L’exposition met en lumière cette étape importante de sa vie en illustrant une série d’eaux fortes disposées les unes à côté des autres, comme des pages qui auraient été arrachées d’un livre. Des hommes peu vêtus y sont représentés par un trait fin et doux. La tendresse du geste est palpable. David Hockney a ainsi illustré les poèmes de Constantin Cavafy à une époque où son homosexualité était malmenée voire condamnée. A la suite de ces œuvres, il eut la certitude qu’il peindrait seulement ce qui comptait pour lui. C’était désormais sûr: il n’y avait rien de plus important que le désir et l’amour.
L’Amour, David Hockney l’a exprimé par le geste en peignant une série de portraits de personnes ayant compté pour lui. Nous y retrouvons l’emblématique Mr and Mrs Clark and Percy (représentant ses amis fraîchement mariés) ou encore My parents, rassemblés dans une seule et même pièce.
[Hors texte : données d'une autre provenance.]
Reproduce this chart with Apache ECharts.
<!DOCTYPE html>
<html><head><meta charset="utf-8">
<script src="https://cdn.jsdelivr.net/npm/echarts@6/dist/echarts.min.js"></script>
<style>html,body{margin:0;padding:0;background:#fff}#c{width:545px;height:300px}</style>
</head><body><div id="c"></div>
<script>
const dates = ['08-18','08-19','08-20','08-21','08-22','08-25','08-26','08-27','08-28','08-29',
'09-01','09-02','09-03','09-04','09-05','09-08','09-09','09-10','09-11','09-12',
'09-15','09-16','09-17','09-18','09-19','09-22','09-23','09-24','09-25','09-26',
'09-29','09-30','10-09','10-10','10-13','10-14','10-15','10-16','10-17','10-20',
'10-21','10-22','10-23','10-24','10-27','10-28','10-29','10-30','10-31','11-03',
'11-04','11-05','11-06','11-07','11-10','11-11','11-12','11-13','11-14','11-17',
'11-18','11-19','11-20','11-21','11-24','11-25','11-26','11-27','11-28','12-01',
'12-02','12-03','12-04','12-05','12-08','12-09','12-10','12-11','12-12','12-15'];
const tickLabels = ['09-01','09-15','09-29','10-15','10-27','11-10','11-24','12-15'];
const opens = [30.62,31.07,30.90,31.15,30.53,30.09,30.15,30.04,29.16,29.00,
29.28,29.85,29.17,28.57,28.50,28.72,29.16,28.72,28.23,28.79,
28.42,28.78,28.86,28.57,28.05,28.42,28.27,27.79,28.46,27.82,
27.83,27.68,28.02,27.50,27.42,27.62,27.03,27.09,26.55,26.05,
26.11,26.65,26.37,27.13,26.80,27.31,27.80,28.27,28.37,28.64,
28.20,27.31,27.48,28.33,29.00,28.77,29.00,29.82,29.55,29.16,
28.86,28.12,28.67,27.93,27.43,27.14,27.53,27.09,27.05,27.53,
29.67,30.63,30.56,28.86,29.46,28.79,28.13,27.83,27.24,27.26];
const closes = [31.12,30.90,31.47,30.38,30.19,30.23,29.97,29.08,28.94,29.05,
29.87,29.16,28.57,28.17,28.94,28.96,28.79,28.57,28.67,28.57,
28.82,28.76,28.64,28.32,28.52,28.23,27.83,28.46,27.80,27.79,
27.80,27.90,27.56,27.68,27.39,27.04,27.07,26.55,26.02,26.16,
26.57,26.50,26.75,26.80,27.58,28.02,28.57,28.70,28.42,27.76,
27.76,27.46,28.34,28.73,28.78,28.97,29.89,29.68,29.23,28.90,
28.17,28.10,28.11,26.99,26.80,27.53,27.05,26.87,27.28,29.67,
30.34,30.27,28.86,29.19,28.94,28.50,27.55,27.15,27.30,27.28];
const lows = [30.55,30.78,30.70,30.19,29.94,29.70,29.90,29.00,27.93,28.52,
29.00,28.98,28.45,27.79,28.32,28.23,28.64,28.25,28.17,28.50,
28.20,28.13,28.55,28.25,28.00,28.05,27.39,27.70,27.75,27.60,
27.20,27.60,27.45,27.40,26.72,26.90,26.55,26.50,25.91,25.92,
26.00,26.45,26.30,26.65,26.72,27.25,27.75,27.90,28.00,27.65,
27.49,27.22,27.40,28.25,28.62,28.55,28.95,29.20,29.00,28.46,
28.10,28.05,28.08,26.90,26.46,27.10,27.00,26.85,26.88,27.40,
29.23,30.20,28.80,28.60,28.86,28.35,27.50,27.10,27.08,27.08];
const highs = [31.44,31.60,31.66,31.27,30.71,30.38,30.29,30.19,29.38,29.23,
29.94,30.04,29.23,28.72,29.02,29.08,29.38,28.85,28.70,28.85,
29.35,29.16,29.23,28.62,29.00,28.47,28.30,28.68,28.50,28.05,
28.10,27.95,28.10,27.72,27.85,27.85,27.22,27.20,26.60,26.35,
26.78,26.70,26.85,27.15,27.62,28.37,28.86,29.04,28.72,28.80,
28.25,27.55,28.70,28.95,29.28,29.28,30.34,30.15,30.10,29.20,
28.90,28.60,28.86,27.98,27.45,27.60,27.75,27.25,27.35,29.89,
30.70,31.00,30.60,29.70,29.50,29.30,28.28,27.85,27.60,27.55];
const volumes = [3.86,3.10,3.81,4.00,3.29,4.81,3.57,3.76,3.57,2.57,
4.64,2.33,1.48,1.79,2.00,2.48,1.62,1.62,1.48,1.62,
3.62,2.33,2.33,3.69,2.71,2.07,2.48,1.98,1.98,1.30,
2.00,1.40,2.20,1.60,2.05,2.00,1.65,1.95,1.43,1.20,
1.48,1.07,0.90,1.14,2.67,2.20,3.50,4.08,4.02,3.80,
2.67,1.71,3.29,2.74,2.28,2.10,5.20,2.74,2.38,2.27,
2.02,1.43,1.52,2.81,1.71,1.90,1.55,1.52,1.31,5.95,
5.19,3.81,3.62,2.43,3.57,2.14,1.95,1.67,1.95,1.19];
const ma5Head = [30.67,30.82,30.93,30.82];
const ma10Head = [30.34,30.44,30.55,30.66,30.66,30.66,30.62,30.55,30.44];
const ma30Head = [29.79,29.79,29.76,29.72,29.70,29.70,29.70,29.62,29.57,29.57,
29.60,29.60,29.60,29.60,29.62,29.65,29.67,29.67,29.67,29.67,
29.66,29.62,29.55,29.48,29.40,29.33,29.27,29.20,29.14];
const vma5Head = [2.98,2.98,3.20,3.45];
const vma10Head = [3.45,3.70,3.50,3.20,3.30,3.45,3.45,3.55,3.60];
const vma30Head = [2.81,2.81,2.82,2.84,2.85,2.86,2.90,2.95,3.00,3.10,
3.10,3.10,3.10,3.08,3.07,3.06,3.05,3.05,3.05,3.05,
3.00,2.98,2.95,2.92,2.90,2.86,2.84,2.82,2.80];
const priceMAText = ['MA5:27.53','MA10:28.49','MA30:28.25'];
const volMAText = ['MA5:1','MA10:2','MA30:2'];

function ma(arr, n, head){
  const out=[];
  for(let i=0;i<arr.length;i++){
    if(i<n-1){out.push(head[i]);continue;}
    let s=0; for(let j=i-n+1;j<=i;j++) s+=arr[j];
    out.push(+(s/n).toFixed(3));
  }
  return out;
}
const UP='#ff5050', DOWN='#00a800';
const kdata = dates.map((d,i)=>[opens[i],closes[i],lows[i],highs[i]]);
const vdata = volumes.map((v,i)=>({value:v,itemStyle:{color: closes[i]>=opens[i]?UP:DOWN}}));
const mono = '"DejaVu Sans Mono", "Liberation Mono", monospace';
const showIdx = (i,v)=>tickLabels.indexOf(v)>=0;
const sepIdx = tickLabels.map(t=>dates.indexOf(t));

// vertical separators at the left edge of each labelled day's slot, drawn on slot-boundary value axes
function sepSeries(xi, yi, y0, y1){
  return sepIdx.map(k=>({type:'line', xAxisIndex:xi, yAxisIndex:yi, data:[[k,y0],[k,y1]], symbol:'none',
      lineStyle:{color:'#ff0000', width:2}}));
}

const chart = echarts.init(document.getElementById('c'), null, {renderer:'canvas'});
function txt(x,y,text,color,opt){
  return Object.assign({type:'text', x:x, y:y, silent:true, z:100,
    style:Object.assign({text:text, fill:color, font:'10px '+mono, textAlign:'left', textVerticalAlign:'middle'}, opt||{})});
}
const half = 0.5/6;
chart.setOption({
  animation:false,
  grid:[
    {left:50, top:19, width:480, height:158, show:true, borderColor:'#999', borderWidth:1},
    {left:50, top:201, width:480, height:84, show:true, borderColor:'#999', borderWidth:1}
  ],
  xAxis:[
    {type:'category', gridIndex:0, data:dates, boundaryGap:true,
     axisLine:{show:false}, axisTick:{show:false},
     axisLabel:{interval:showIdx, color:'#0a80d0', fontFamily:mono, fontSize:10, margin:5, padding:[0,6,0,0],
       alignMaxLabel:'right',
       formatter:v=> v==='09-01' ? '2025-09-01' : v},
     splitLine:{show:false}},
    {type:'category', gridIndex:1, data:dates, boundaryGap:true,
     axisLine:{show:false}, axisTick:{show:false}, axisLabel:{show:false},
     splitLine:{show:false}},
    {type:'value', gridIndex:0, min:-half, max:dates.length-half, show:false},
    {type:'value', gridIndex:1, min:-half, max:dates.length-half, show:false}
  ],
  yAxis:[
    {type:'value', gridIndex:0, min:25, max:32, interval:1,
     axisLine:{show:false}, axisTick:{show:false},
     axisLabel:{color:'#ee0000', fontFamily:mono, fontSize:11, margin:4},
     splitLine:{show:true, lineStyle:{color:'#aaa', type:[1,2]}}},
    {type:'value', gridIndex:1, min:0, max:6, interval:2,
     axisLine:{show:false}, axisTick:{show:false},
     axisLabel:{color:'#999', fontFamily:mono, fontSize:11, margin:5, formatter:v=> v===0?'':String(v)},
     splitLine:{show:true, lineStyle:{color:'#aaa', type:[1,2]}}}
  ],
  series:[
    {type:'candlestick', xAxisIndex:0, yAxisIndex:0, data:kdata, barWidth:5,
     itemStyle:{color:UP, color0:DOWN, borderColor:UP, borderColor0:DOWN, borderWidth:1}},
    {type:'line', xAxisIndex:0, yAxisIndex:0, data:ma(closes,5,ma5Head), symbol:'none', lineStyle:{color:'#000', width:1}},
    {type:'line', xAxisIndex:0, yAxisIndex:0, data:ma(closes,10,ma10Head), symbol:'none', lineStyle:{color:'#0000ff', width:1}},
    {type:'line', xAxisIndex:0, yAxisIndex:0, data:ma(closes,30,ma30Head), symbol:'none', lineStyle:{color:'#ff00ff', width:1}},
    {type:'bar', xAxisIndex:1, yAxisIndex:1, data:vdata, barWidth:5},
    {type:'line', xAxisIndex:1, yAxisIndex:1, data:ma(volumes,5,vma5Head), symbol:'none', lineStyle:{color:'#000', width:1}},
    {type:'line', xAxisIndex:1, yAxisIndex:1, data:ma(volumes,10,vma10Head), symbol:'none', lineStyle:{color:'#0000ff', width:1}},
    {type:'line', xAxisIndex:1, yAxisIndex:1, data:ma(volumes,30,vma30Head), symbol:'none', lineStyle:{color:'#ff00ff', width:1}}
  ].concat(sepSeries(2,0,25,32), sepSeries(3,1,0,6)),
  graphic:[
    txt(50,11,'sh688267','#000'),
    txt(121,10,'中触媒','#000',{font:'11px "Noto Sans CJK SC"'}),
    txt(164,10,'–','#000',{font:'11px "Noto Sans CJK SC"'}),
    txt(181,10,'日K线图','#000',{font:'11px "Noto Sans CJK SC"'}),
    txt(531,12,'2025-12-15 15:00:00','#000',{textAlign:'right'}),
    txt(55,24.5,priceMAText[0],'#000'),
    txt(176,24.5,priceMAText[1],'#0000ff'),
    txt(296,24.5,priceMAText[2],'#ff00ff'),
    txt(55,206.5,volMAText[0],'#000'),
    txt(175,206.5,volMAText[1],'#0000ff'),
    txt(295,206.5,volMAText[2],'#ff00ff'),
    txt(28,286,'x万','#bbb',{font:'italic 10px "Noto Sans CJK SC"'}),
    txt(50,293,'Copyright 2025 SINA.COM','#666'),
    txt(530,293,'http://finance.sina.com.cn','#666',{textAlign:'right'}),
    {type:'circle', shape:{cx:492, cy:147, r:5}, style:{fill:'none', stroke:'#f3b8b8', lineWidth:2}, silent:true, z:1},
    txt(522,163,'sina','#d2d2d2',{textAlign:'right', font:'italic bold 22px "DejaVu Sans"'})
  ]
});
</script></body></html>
Ces portraits, peints à l’aide d’une palette chromatique pure, donne une autre dimension à la peinture figurative: nous avons l’impression que l’artiste savait sonder les états d’âme de ses personnages.
Au fil de l’exposition, nous traversons les différentes périodes artistiques de David Hockney, toutes intimement liées à sa vie personnelle. Une vie où le hasard a occupé une place majeure, où la liberté est restée la seule constante de son existence. Il fait partie des rares peintres traitant le thème classique du paysage sans avoir peur de frôler l’anachronisme. Il est également de ceux qui, à l’aube de ses 80 ans, expérimentent et s’approprient les outils issus des technologies contemporaines. La fin du parcours célèbre ainsi la sigularité de l’artiste avec l’exposition « L’arrivée du printemps, Normandie 2020 ». David Hockney a réalisé ces oeuvres entièrement à partir de son Ipad pendant le confinement. Cette exposition témoigne de son infinie capacité à se renouveler, se réinventer, toujours. Nous quittons la forêt aride du Yorkshire, qui ouvrait le parcours de l’exposition, pour nous retrouver au coeur d’une nature luxuriante. Les oeuvres aux couleurs éclatantes séduisent l'oeil et le coeur: une impression de voir -et ce peut être pour la première fois- la saison du printemps. A travers ce parcours riche, la double exposition présentée à BOZAR rend hommage à ce que l’artiste a pu offrir à ses regardeurs pendant plus de soixante ans. Il est celui qui permet de (re)voir l’essentiel, le paysage et ses perspectives illimitées, sa beauté infinie.